If the DBA owner claims to be an LLC, but you find no LLC on the Secretary of State record, the person is either operating without a registered entity (sole proprietor using a DBA) or lying. Either way, your credit decision changes.
Why you cannot rely on a DBA alone for credit decisions
A DBA can be filed by anyone and is often filed hastily. The county recorder does not verify that the person filing the DBA actually owns the business or has the right to use the name. The filing is a declaration, not a verified fact. An expired DBA carries no legal weight, but people continue to operate under expired DBAs all the time because enforcement is lax.
A DBA also does not tell you about liens, judgments, or UCC filings against the owner or the business. It does not tell you whether the owner has tax debt or criminal history. It does not tell you whether the business has a valid FEIN or whether the owner is judgment-proof.

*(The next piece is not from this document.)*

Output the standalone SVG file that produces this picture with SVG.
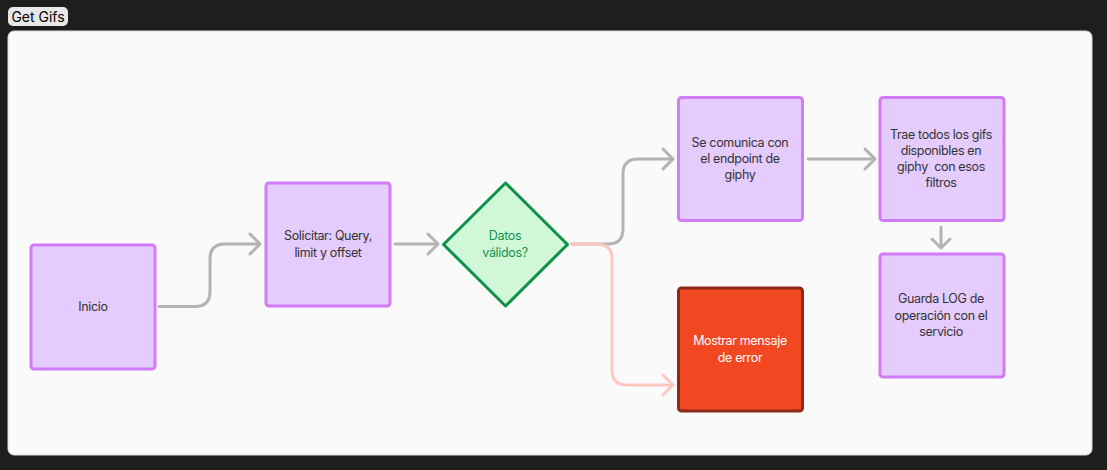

For a credit decision, use the Yuma County DBA filing to confirm the trade name is registered and to identify the owner. Then verify the owner’s legal structure, search UCC filings, pull OFAC sanctions screening, and look up the business on the Secretary of State. A DBA is one piece of a larger verification puzzle.
Bottom line
A Yuma County DBA search is a fast way to connect a trade name to the person or entity claiming to own it and to check that the filing is current. But a DBA is not a business registration and does not replace a Secretary of State lookup. Every applicant who hands you a DBA needs a full entity search on the state level, a UCC search, and lien verification before you sign the deal. A DBA filing is a starting point, not a finish line.